Viewers may sometimes be puzzled or impatient when trying to make out the faint image. Rosen spoke of the importance of the “capable observer” in completing a work of art:

My paintings are about time. . . . they have taken me sometimes a year to finish. They require time of the viewer as well . . . Only by spending time with the work, looking at it in subdued lighting, does one experience the work beginning to reveal itself to the viewer.

  • Do you accept Rosen’s invitation to stay with the painting, perhaps for longer than you are used to looking at art?

Rosen discusses his work in Episode 1 of the MOCRA Voices podcast, James Rosen.

Listen to the Podcast

28. El Santo Sudario (1989)

Luis González Palma (b. 1957)

photograph on linen mounted on board  |  MOCRA collection • a partial gift of Phyllis L. Weber

An awareness of current political and social conditions is evident in the work of Guatemalan artist Luis González Palma, one of Latin America’s most significant contemporary photographers. Frequently his subjects are his country’s indigenous Maya, who have endured centuries of violence and indignity but who fiercely preserve and promote their cultural heritage. González Palma’s often dramatically manipulated prints evoke both history and timeless mystery.

The term Santo Sudario can refer to Veronica’s veil (which miraculously retained an image of Christ’s face when she wiped the blood and sweat from it on the road to the Cross) or to the cloth used to clean and cover Jesus’ head after the crucifixion. In this representation, a mature Maya bearing a thorny crown looks directly at the viewer. It is common in Guatemalan society for Indigenous people to cast their eyes down in the presence of someone of a higher social status. The artist reverses this situation by having his Maya subjects face directly into the camera and highlighting their eyes. Viewers are thus compelled to meet the gaze (in Spanish, la mirada) of the subjects.

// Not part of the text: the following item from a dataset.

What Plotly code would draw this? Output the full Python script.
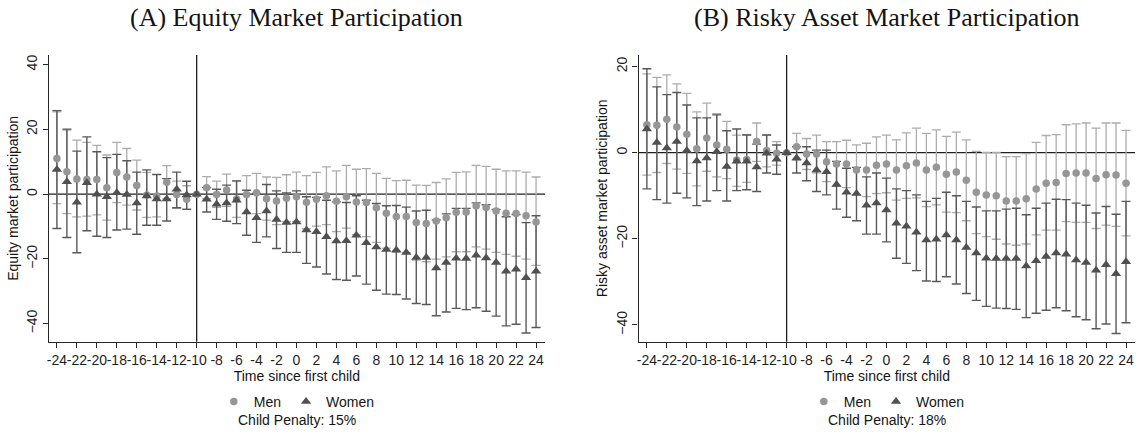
import plotly.graph_objects as go

# Event time relative to first birth
event_time = list(range(-24, 25))

# ---- Panel A: equity market participation (percentage points) ----
eq_men = [11.0, 6.9, 4.7, 4.5, 4.5, 2.0, 6.7, 5.3, 2.7, -0.3, -0.6, 3.7, -0.1, -1.6,
          0.0,
          2.0, -0.1, 1.3, -1.5, -0.1, 0.4, -1.4, -2.1, -1.3, -0.8, -2.5, -1.6, -0.5, -2.2,
          -0.8, -2.4, -2.6, -4.2, -5.9, -6.9, -6.9, -8.8, -9.1, -8.3, -7.3, -5.6, -5.5,
          -3.7, -4.1, -5.2, -5.9, -6.0, -6.7, -8.6]
eq_men_lo = [-2.9, -6.0, -7.0, -6.8, -6.4, -8.0, -2.6, -3.4, -4.9, -7.2, -7.0, -1.4, -4.4, -4.6,
             None,
             -1.4, -4.1, -3.8, -7.2, -5.9, -6.0, -8.0, -9.4, -8.6, -8.4, -10.7, -9.9, -9.4,
             -11.6, -10.5, -12.5, -13.1, -14.9, -16.7, -18.0, -18.1, -20.4, -20.9, -20.1,
             -19.4, -17.8, -17.8, -16.3, -17.0, -18.0, -18.6, -19.2, -20.1, -22.0]
eq_men_hi = [25.4, 19.8, 16.7, 16.0, 15.1, 12.1, 16.0, 14.1, 10.5, 6.7, 6.0, 8.8, 4.0, 2.6,
             None,
             5.4, 4.0, 6.2, 4.0, 5.7, 6.4, 5.3, 5.2, 6.0, 6.8, 5.7, 6.7, 8.4, 7.2, 8.9, 7.7,
             7.9, 6.4, 4.9, 4.2, 4.3, 2.8, 2.7, 3.6, 4.7, 6.7, 6.9, 8.9, 8.6, 7.7, 7.2, 7.2,
             6.8, 5.3]
eq_women = [7.6, 3.8, -2.5, 3.5, 0.0, -0.8, 0.4, -0.1, -2.7, -0.6, -1.5, -1.5, 1.5, -0.3,
            0.0,
            -1.6, -3.1, -2.7, -1.9, -5.5, -7.3, -5.2, -7.8, -8.8, -8.6, -11.1, -11.6, -13.2,
            -14.5, -14.4, -12.7, -15.0, -16.3, -17.1, -17.3, -18.0, -19.6, -19.6, -22.8,
            -21.1, -19.8, -19.9, -18.9, -19.7, -21.1, -23.8, -23.2, -25.8, -23.8]
eq_women_lo = [-10.6, -13.4, -18.1, -11.3, -13.0, -13.4, -11.1, -10.8, -12.4, -9.6, -9.6, -8.3,
               -4.2, -4.7,
               None,
               -5.5, -7.8, -8.4, -9.1, -12.7, -14.9, -13.2, -16.8, -18.0, -18.0, -21.4, -22.5,
               -24.7, -26.4, -26.6, -25.3, -27.8, -29.7, -30.9, -31.0, -32.4, -33.8, -34.1,
               -37.6, -36.4, -35.3, -35.7, -35.1, -36.2, -37.7, -40.7, -40.2, -42.9, -41.2]
eq_women_hi = [25.8, 20.1, 13.3, 17.7, 13.1, 11.3, 12.3, 10.3, 6.8, 7.5, 6.1, 4.8, 6.8, 4.0,
               None,
               2.0, 1.5, 2.8, 4.1, 1.2, 0.2, 3.0, 1.0, 0.4, 1.0, -0.8, -1.0, -1.9, -2.4, -2.6,
               -0.5, -1.9, -2.9, -3.6, -3.5, -4.0, -5.2, -5.0, -8.0, -6.1, -4.4, -4.4, -2.7,
               -3.3, -4.7, -7.0, -6.3, -8.8, -6.7]

# ---- Panel B: risky asset market participation (percentage points) ----
ra_men = [6.5, 6.4, 7.8, 6.0, 4.3, 0.9, 3.4, 1.8, 0.8, -1.7, -1.6, 2.6, 0.5, -0.1,
          0.0,
          1.4, -0.3, -0.3, -2.1, -2.6, -2.6, -4.0, -4.0, -2.9, -2.6, -4.0, -3.0, -2.4, -4.0,
          -3.4, -5.0, -4.5, -6.4, -9.2, -9.8, -10.0, -11.2, -11.2, -10.7, -8.4, -7.1, -6.9,
          -4.8, -4.7, -4.7, -6.0, -5.1, -5.2, -7.1]
ra_men_lo = [-5.2, -4.6, -2.5, -3.8, -4.8, -7.7, -4.3, -5.6, -6.0, -7.8, -6.9, -2.0, -3.3, -2.9,
             None,
             -1.7, -3.9, -4.7, -6.7, -7.8, -8.1, -9.8, -10.2, -9.5, -9.3, -11.0, -10.6, -10.5,
             -12.5, -12.1, -13.8, -13.9, -15.8, -18.8, -19.5, -20.1, -21.2, -21.5, -21.2,
             -19.1, -18.0, -18.0, -16.0, -16.2, -16.2, -17.6, -16.8, -17.1, -19.3]
ra_men_hi = [18.3, 17.5, 18.1, 16.0, 13.8, 9.5, 11.5, 9.1, 7.3, 4.1, 4.2, 6.9, 4.1, 2.6,
             None,
             4.5, 3.3, 4.1, 2.6, 2.6, 2.9, 1.8, 2.2, 3.7, 4.1, 3.0, 4.6, 5.7, 4.5, 5.3, 3.8,
             4.8, 3.0, 0.3, 0.1, 0.1, -0.9, -0.9, -0.2, 2.4, 4.0, 4.2, 6.5, 6.7, 6.9, 5.7,
             6.9, 6.9, 5.2]
ra_women = [5.5, 2.4, 1.1, 2.6, 0.5, -1.9, -1.2, 0.2, -3.2, -2.0, -2.0, -3.3, -0.1, -1.5,
            0.0,
            -1.2, -2.4, -4.0, -4.4, -7.4, -9.2, -9.5, -12.2, -11.7, -13.3, -16.4, -17.1,
            -18.5, -20.3, -20.1, -19.1, -20.3, -22.0, -23.3, -24.5, -24.6, -24.6, -24.6,
            -26.3, -25.1, -24.1, -23.3, -23.6, -24.9, -25.5, -27.3, -26.0, -28.1, -25.3]
ra_women_lo = [-8.4, -10.9, -11.7, -9.4, -10.5, -12.3, -11.2, -8.8, -11.2, -8.8, -8.6, -9.0,
               -4.7, -5.0,
               None,
               -4.7, -6.5, -9.0, -9.8, -13.1, -15.0, -15.8, -18.9, -18.9, -20.7, -24.5, -25.7,
               -27.4, -29.8, -29.9, -28.8, -30.5, -32.7, -34.3, -35.7, -36.1, -36.2, -36.4,
               -38.3, -37.3, -36.6, -36.0, -36.7, -38.1, -38.8, -40.9, -39.8, -42.0, -39.5]
ra_women_hi = [19.5, 15.3, 13.5, 14.0, 11.1, 8.1, 8.1, 8.8, 5.1, 5.5, 4.1, 2.0, 4.1, 1.8,
               None,
               1.4, 1.4, 0.6, 0.6, -2.0, -3.6, -3.4, -5.6, -4.7, -5.9, -8.4, -8.8, -9.8, -11.3,
               -10.6, -9.2, -10.0, -11.3, -12.6, -13.5, -13.5, -13.1, -12.9, -14.4, -12.9,
               -11.7, -10.8, -10.9, -11.7, -12.2, -14.0, -12.5, -14.3, -11.3]

panel_titles = ["(A) Equity Market Participation", "(B) Risky Asset Market Participation"]
y_titles = ["Equity market participation", "Risky asset market participation"]
penalty_notes = ["Child Penalty: 15%", "Child Penalty: 18%"]
y_ticks = [[-40, -20, 0, 20, 40], [-40, -20, 0, 20]]
y_ranges = [[-45.6, 43.0], [-43.9, 22.7]]
x_ticks = list(range(-24, 25, 2))
x_range = [-24.83, 24.9]

MEN_MARK = "rgb(150,150,150)"
MEN_BAR = "rgb(172,172,172)"
WOMEN_MARK = "rgb(80,80,80)"
WOMEN_BAR = "rgb(88,88,88)"
TEXT_FONT = "Liberation Sans, Arial, sans-serif"

W, H = 1140, 434
x_domains = [[46.7 / W, 544 / W], [637.7 / W, 1135 / W]]
y_domain = [1 - 341.7 / H, 1 - 55 / H]


def margins(est, lo, hi):
    up = [None if h is None else h - e for e, h in zip(est, hi)]
    down = [None if l is None else e - l for e, l in zip(est, lo)]
    return up, down


fig = go.Figure()

panels = [
    (eq_men, eq_men_lo, eq_men_hi, eq_women, eq_women_lo, eq_women_hi),
    (ra_men, ra_men_lo, ra_men_hi, ra_women, ra_women_lo, ra_women_hi),
]

for i, (m, mlo, mhi, w, wlo, whi) in enumerate(panels):
    xa = "x" if i == 0 else "x2"
    ya = "y" if i == 0 else "y2"
    leg = "legend" if i == 0 else "legend2"
    mu, md = margins(m, mlo, mhi)
    wu, wd = margins(w, wlo, whi)

    # confidence intervals first, so that the point markers sit above every bar
    fig.add_trace(go.Scatter(
        x=event_time, y=m, mode="markers", xaxis=xa, yaxis=ya, showlegend=False,
        marker=dict(size=1, opacity=0), hoverinfo="skip",
        error_y=dict(type="data", symmetric=False, array=mu, arrayminus=md,
                     color=MEN_BAR, thickness=1.3, width=4.5)))
    fig.add_trace(go.Scatter(
        x=event_time, y=w, mode="markers", xaxis=xa, yaxis=ya, showlegend=False,
        marker=dict(size=1, opacity=0), hoverinfo="skip",
        error_y=dict(type="data", symmetric=False, array=wu, arrayminus=wd,
                     color=WOMEN_BAR, thickness=1.4, width=4.5)))
    fig.add_trace(go.Scatter(
        x=event_time, y=m, mode="markers", name="Men", xaxis=xa, yaxis=ya, legend=leg,
        marker=dict(symbol="circle", size=7.5, color=MEN_MARK, line=dict(width=0))))
    fig.add_trace(go.Scatter(
        x=event_time, y=w, mode="markers", name="Women", xaxis=xa, yaxis=ya, legend=leg,
        marker=dict(symbol="triangle-up", size=9, color=WOMEN_MARK, line=dict(width=0))))

axis_common = dict(
    showgrid=False, zeroline=False, showline=True, linecolor="rgb(40,40,40)", linewidth=1.2,
    ticks="outside", ticklen=5, tickwidth=1.2, tickcolor="rgb(40,40,40)",
    tickfont=dict(family=TEXT_FONT, size=14, color="rgb(30,30,30)"),
)

layout = dict(
    width=W, height=H, margin=dict(l=0, r=0, t=0, b=0),
    paper_bgcolor="white", plot_bgcolor="white",
    font=dict(family=TEXT_FONT, color="rgb(20,20,20)"),
)

for i in range(2):
    sx = "" if i == 0 else "2"
    layout["xaxis" + sx] = dict(
        axis_common, domain=x_domains[i], range=x_range, tickmode="array",
        tickvals=x_ticks, ticktext=[str(t) for t in x_ticks], anchor="y" + sx,
        tickangle=0, ticklabelstandoff=0,
        title=dict(text="Time since first child", standoff=0,
                   font=dict(family=TEXT_FONT, size=14, color="rgb(20,20,20)")))
    layout["yaxis" + sx] = dict(
        axis_common, domain=y_domain, range=y_ranges[i], tickmode="array",
        tickvals=y_ticks[i], tickangle=-90, anchor="x" + sx,
        title=dict(text=y_titles[i], standoff=2,
                   font=dict(family=TEXT_FONT, size=14, color="rgb(20,20,20)")))

fig.update_layout(**layout)

for i in range(2):
    cx = (x_domains[i][0] + x_domains[i][1]) / 2
    legkey = "legend" if i == 0 else "legend2"
    fig.update_layout({legkey: dict(
        orientation="h", x=cx, xanchor="center", y=1 - 402 / H, yanchor="middle",
        font=dict(family=TEXT_FONT, size=14, color="rgb(20,20,20)"),
        bgcolor="rgba(0,0,0,0)", itemwidth=30, tracegroupgap=0)})
    fig.add_annotation(text=panel_titles[i], x=cx, y=1 - 17 / H, xref="paper", yref="paper",
                       showarrow=False, xanchor="center", yanchor="middle",
                       font=dict(family="Liberation Serif, Times New Roman, serif", size=26,
                                 color="rgb(20,20,20)"))
    fig.add_annotation(text=penalty_notes[i], x=cx, y=1 - 420 / H, xref="paper", yref="paper",
                       showarrow=False, xanchor="center", yanchor="middle",
                       font=dict(family=TEXT_FONT, size=14, color="rgb(20,20,20)"))
    xr = "x" if i == 0 else "x2"
    yr = "y" if i == 0 else "y2"
    # zero reference line and the omitted period (t = -10)
    fig.add_shape(type="line", xref=xr + " domain", yref=yr, x0=0, x1=1, y0=0, y1=0,
                  line=dict(color="rgb(30,30,30)", width=1.3), layer="below")
    fig.add_shape(type="line", xref=xr, yref=yr + " domain", x0=-10, x1=-10, y0=0, y1=1,
                  line=dict(color="rgb(30,30,30)", width=1.3), layer="below")

fig.write_html("out.html")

  • Do you ever find it hard to look somebody in the eyes? 

González Palma’s work is discussed in Episode 23 of the MOCRA Voices podcast, Martha Schneider.

Listen to the Podcast

29. Missing in Action (1981)

Michael David (b. 1954)

pigment and wax on panel  |  MOCRA collection • a gift of Zita Rosenthal

Michael David is best known for his use of the encaustic technique, which incorporates pigment with heated beeswax. He notes,

My work has its roots in three great schools of art to emerge out of New York City: Abstract Expressionism, the great jazz of the 1950s, and early 1970s punk rock. For me, the commonality between these three art forms consists of a direct, intense physicality borne of improvisation; a desperate search for content created out of materiality, gesture and process. . . . I believe painting is a secular spiritual practice and at its highest levels speaks to our better nature. The more the artist is transformed by their process, the more one “lets go” of control, the more open the experience and the greater the record of that transformation. This experience actualizes the state of being part of something larger than ourselves, something we feel and know but don’t fully understand—something greater than oneself.

The surface of Missing in Action is covered with irregular chunks of red encaustic wax. Described by one commentator as a “red badge of courage,” this work may be perceived by some viewers as being covered with red flowers. But, horrifyingly, the wax can also appear to be human flesh. This work bears witness to the unspeakable suffering of Jewish communities during periods of persecution, especially the Holocaust. Yet in its grand scale, it also testifies to a spirit of perseverance, resilience, and even hope in the face of such evil.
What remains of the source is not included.